» TASK INSTRUCTIONS:
Go through the data and copy every line exactly, but not the images.

» RECORDS PROVIDED:
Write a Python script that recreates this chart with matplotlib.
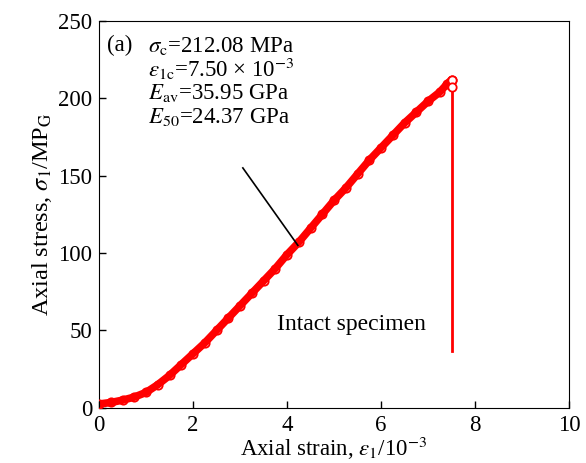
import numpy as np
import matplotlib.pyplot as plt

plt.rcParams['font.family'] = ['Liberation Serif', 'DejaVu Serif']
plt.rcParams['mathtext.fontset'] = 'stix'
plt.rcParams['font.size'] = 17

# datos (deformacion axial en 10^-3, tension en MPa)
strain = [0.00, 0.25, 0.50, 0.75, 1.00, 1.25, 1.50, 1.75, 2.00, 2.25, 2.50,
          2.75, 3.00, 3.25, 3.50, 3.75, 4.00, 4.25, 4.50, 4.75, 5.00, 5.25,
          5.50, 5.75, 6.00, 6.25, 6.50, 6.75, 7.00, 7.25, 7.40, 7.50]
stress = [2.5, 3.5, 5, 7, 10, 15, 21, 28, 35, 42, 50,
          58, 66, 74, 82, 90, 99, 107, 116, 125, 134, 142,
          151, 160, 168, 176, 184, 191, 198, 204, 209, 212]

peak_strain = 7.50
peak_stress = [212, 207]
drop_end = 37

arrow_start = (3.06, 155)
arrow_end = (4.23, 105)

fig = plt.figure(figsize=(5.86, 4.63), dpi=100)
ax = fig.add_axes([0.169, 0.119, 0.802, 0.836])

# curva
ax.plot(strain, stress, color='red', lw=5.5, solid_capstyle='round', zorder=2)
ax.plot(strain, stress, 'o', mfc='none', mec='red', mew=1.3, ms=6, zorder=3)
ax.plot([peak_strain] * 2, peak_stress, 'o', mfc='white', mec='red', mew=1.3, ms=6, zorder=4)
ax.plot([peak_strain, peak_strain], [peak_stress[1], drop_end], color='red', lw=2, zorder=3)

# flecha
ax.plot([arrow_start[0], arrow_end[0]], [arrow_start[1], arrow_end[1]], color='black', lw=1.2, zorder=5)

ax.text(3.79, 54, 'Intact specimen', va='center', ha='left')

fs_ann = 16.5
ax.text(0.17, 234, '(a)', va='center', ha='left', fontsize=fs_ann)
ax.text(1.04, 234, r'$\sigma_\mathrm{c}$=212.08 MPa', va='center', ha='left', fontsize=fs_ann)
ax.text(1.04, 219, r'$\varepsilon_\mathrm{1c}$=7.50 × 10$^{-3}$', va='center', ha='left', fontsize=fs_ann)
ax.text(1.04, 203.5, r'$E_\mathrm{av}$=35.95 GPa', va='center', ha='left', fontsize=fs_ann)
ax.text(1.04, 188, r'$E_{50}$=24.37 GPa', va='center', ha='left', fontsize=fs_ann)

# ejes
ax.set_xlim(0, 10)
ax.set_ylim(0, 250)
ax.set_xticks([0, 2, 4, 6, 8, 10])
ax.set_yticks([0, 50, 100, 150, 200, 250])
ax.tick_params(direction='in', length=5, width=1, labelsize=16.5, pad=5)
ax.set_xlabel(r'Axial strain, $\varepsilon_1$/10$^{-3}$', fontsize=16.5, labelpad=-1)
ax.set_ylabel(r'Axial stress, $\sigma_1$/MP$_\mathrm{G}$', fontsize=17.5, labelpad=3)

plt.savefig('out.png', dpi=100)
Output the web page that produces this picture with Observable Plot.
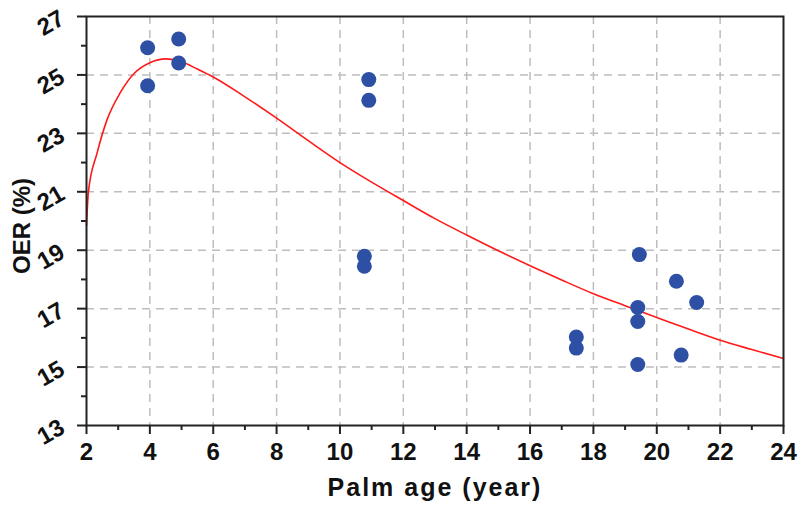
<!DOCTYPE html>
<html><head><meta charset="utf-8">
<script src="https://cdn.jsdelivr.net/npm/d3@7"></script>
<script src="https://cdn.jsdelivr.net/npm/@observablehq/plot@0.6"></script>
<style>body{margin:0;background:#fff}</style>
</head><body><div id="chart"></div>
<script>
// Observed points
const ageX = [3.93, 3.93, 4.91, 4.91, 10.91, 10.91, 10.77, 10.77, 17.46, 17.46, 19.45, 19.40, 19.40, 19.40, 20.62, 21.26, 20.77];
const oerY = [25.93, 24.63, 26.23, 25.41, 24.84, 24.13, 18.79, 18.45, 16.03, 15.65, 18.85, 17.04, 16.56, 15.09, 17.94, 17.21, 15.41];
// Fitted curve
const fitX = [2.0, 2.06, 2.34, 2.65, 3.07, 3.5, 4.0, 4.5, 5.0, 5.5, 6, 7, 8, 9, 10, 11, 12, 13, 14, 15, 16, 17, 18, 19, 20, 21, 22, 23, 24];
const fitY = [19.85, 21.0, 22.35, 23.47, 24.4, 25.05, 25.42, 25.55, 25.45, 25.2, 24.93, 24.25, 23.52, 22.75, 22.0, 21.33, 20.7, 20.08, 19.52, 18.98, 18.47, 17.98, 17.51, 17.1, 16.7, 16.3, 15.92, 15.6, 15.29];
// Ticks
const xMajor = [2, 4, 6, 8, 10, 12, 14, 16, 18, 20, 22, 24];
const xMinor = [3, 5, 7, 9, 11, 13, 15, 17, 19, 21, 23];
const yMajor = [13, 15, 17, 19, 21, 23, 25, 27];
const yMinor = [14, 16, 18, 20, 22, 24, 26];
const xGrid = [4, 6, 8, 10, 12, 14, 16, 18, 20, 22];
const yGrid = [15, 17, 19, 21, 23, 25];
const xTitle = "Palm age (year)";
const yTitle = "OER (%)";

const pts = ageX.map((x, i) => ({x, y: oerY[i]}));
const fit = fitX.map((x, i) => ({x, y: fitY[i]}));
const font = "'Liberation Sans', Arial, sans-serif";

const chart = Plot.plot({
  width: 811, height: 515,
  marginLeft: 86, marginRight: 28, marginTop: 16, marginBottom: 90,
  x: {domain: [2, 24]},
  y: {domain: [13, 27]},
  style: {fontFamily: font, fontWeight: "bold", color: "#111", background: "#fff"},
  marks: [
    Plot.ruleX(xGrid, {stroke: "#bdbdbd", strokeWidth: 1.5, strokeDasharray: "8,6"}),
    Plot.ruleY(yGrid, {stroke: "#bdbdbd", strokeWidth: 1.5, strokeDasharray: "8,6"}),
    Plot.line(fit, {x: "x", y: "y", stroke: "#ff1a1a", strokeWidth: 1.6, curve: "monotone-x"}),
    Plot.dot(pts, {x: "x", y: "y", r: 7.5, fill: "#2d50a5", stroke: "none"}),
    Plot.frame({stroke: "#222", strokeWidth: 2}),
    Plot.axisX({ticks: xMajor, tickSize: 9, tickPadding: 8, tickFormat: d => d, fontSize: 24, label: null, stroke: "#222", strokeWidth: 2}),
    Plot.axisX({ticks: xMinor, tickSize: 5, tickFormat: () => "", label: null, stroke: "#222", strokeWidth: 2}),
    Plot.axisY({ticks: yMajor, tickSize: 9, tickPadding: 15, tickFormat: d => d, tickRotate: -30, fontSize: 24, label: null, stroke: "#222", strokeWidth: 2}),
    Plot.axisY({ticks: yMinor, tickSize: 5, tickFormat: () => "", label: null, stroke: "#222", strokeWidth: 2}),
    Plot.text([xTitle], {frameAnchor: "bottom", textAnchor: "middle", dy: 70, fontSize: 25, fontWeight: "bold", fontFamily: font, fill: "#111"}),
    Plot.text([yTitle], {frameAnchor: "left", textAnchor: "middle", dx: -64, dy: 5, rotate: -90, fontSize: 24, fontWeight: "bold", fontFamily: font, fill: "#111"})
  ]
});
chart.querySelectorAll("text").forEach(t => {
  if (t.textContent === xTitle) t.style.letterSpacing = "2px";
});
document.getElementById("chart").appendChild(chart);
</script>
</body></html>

» SOLVED PROBLEM:
Write a Python script that recreates this chart with matplotlib.
import numpy as np
import matplotlib.pyplot as plt

plt.rcParams['font.family'] = ['Liberation Serif', 'DejaVu Serif']
plt.rcParams['mathtext.fontset'] = 'stix'
plt.rcParams['font.size'] = 17

# datos (deformacion axial en 10^-3, tension en MPa)
strain = [0.00, 0.25, 0.50, 0.75, 1.00, 1.25, 1.50, 1.75, 2.00, 2.25, 2.50,
          2.75, 3.00, 3.25, 3.50, 3.75, 4.00, 4.25, 4.50, 4.75, 5.00, 5.25,
          5.50, 5.75, 6.00, 6.25, 6.50, 6.75, 7.00, 7.25, 7.40, 7.50]
stress = [2.5, 3.5, 5, 7, 10, 15, 21, 28, 35, 42, 50,
          58, 66, 74, 82, 90, 99, 107, 116, 125, 134, 142,
          151, 160, 168, 176, 184, 191, 198, 204, 209, 212]

peak_strain = 7.50
peak_stress = [212, 207]
drop_end = 37

arrow_start = (3.06, 155)
arrow_end = (4.23, 105)

fig = plt.figure(figsize=(5.86, 4.63), dpi=100)
ax = fig.add_axes([0.169, 0.119, 0.802, 0.836])

# curva
ax.plot(strain, stress, color='red', lw=5.5, solid_capstyle='round', zorder=2)
ax.plot(strain, stress, 'o', mfc='none', mec='red', mew=1.3, ms=6, zorder=3)
ax.plot([peak_strain] * 2, peak_stress, 'o', mfc='white', mec='red', mew=1.3, ms=6, zorder=4)
ax.plot([peak_strain, peak_strain], [peak_stress[1], drop_end], color='red', lw=2, zorder=3)

# flecha
ax.plot([arrow_start[0], arrow_end[0]], [arrow_start[1], arrow_end[1]], color='black', lw=1.2, zorder=5)

ax.text(3.79, 54, 'Intact specimen', va='center', ha='left')

fs_ann = 16.5
ax.text(0.17, 234, '(a)', va='center', ha='left', fontsize=fs_ann)
ax.text(1.04, 234, r'$\sigma_\mathrm{c}$=212.08 MPa', va='center', ha='left', fontsize=fs_ann)
ax.text(1.04, 219, r'$\varepsilon_\mathrm{1c}$=7.50 × 10$^{-3}$', va='center', ha='left', fontsize=fs_ann)
ax.text(1.04, 203.5, r'$E_\mathrm{av}$=35.95 GPa', va='center', ha='left', fontsize=fs_ann)
ax.text(1.04, 188, r'$E_{50}$=24.37 GPa', va='center', ha='left', fontsize=fs_ann)

# ejes
ax.set_xlim(0, 10)
ax.set_ylim(0, 250)
ax.set_xticks([0, 2, 4, 6, 8, 10])
ax.set_yticks([0, 50, 100, 150, 200, 250])
ax.tick_params(direction='in', length=5, width=1, labelsize=16.5, pad=5)
ax.set_xlabel(r'Axial strain, $\varepsilon_1$/10$^{-3}$', fontsize=16.5, labelpad=-1)
ax.set_ylabel(r'Axial stress, $\sigma_1$/MP$_\mathrm{G}$', fontsize=17.5, labelpad=3)

plt.savefig('out.png', dpi=100)
Output the web page that produces this picture with Observable Plot.
<!DOCTYPE html>
<html><head><meta charset="utf-8">
<script src="https://cdn.jsdelivr.net/npm/d3@7"></script>
<script src="https://cdn.jsdelivr.net/npm/@observablehq/plot@0.6"></script>
<style>body{margin:0;background:#fff}</style>
</head><body><div id="chart"></div>
<script>
// Observed points
const ageX = [3.93, 3.93, 4.91, 4.91, 10.91, 10.91, 10.77, 10.77, 17.46, 17.46, 19.45, 19.40, 19.40, 19.40, 20.62, 21.26, 20.77];
const oerY = [25.93, 24.63, 26.23, 25.41, 24.84, 24.13, 18.79, 18.45, 16.03, 15.65, 18.85, 17.04, 16.56, 15.09, 17.94, 17.21, 15.41];
// Fitted curve
const fitX = [2.0, 2.06, 2.34, 2.65, 3.07, 3.5, 4.0, 4.5, 5.0, 5.5, 6, 7, 8, 9, 10, 11, 12, 13, 14, 15, 16, 17, 18, 19, 20, 21, 22, 23, 24];
const fitY = [19.85, 21.0, 22.35, 23.47, 24.4, 25.05, 25.42, 25.55, 25.45, 25.2, 24.93, 24.25, 23.52, 22.75, 22.0, 21.33, 20.7, 20.08, 19.52, 18.98, 18.47, 17.98, 17.51, 17.1, 16.7, 16.3, 15.92, 15.6, 15.29];
// Ticks
const xMajor = [2, 4, 6, 8, 10, 12, 14, 16, 18, 20, 22, 24];
const xMinor = [3, 5, 7, 9, 11, 13, 15, 17, 19, 21, 23];
const yMajor = [13, 15, 17, 19, 21, 23, 25, 27];
const yMinor = [14, 16, 18, 20, 22, 24, 26];
const xGrid = [4, 6, 8, 10, 12, 14, 16, 18, 20, 22];
const yGrid = [15, 17, 19, 21, 23, 25];
const xTitle = "Palm age (year)";
const yTitle = "OER (%)";

const pts = ageX.map((x, i) => ({x, y: oerY[i]}));
const fit = fitX.map((x, i) => ({x, y: fitY[i]}));
const font = "'Liberation Sans', Arial, sans-serif";

const chart = Plot.plot({
  width: 811, height: 515,
  marginLeft: 86, marginRight: 28, marginTop: 16, marginBottom: 90,
  x: {domain: [2, 24]},
  y: {domain: [13, 27]},
  style: {fontFamily: font, fontWeight: "bold", color: "#111", background: "#fff"},
  marks: [
    Plot.ruleX(xGrid, {stroke: "#bdbdbd", strokeWidth: 1.5, strokeDasharray: "8,6"}),
    Plot.ruleY(yGrid, {stroke: "#bdbdbd", strokeWidth: 1.5, strokeDasharray: "8,6"}),
    Plot.line(fit, {x: "x", y: "y", stroke: "#ff1a1a", strokeWidth: 1.6, curve: "monotone-x"}),
    Plot.dot(pts, {x: "x", y: "y", r: 7.5, fill: "#2d50a5", stroke: "none"}),
    Plot.frame({stroke: "#222", strokeWidth: 2}),
    Plot.axisX({ticks: xMajor, tickSize: 9, tickPadding: 8, tickFormat: d => d, fontSize: 24, label: null, stroke: "#222", strokeWidth: 2}),
    Plot.axisX({ticks: xMinor, tickSize: 5, tickFormat: () => "", label: null, stroke: "#222", strokeWidth: 2}),
    Plot.axisY({ticks: yMajor, tickSize: 9, tickPadding: 15, tickFormat: d => d, tickRotate: -30, fontSize: 24, label: null, stroke: "#222", strokeWidth: 2}),
    Plot.axisY({ticks: yMinor, tickSize: 5, tickFormat: () => "", label: null, stroke: "#222", strokeWidth: 2}),
    Plot.text([xTitle], {frameAnchor: "bottom", textAnchor: "middle", dy: 70, fontSize: 25, fontWeight: "bold", fontFamily: font, fill: "#111"}),
    Plot.text([yTitle], {frameAnchor: "left", textAnchor: "middle", dx: -64, dy: 5, rotate: -90, fontSize: 24, fontWeight: "bold", fontFamily: font, fill: "#111"})
  ]
});
chart.querySelectorAll("text").forEach(t => {
  if (t.textContent === xTitle) t.style.letterSpacing = "2px";
});
document.getElementById("chart").appendChild(chart);
</script>
</body></html>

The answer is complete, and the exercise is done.